Let $L:P_2(\mathbb{R})\rightarrow P_2(\mathbb{R})$ be a linear operator and $P_2(\mathbb{R})$ the real vectorspace containing real polynomials of degree < 2, where $L(\alpha + \beta X)=(3\alpha+2\beta)+(\alpha+2\beta)X$, for $\alpha,\beta\in\mathbb{R}$.
Find the eigenvalues for L and bases for the corresponding eigenspaces.
So I have already found the matrixrepresentation to be $_V[L]_V=\left[\begin{array}{l}3&2\\1&2\end{array}\right]$, where $V=(1,X)$ is a basis for $P_2(\mathbb{R})$. This means that characteristic polynomial is $t^2-5t+4$ and the eigenvalues are $1$ and $4$.

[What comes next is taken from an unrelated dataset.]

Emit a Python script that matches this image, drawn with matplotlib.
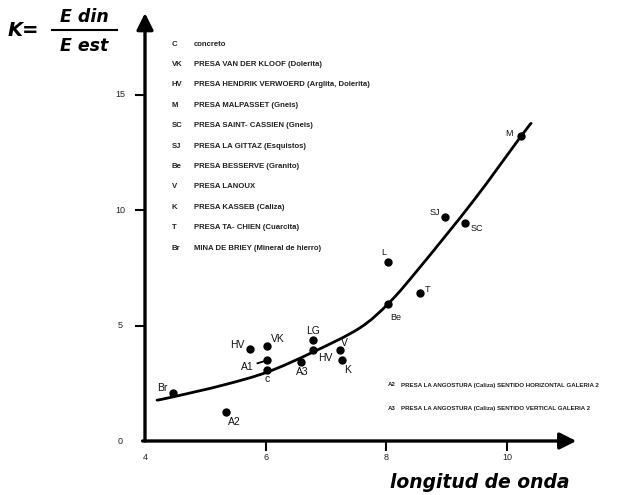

However I am not sure how to continue with the second part of the question. I have found eigenspaces
$E_{_V[L]_V}(1)=Span(\left[\begin{array}{l}-1\\1\end{array}\right])$ and
$E_{_V[L]_V}(4)=Span(\left[\begin{array}{l}2\\1\end{array}\right])$, But I still have to find $E_L(1)$ and $E_L(4)$.
Any help is appreciated!
We just require for example $L(\alpha+ \beta X) = 1(3\alpha+2\beta)+(\alpha+2\beta)X$.
(above is the eigenvector with eigenvalue $1$).
Solve to get $\alpha = 3\alpha+2\beta$, i.e. $\alpha = -\beta$,
and $\beta = \alpha+2\beta$, which results in the same relation.
Now our eigenvector is any scalar multiple of the polynomial $1-X$. That means that $1-X$ is a basis for the eigenspace with eigenvalue $1$.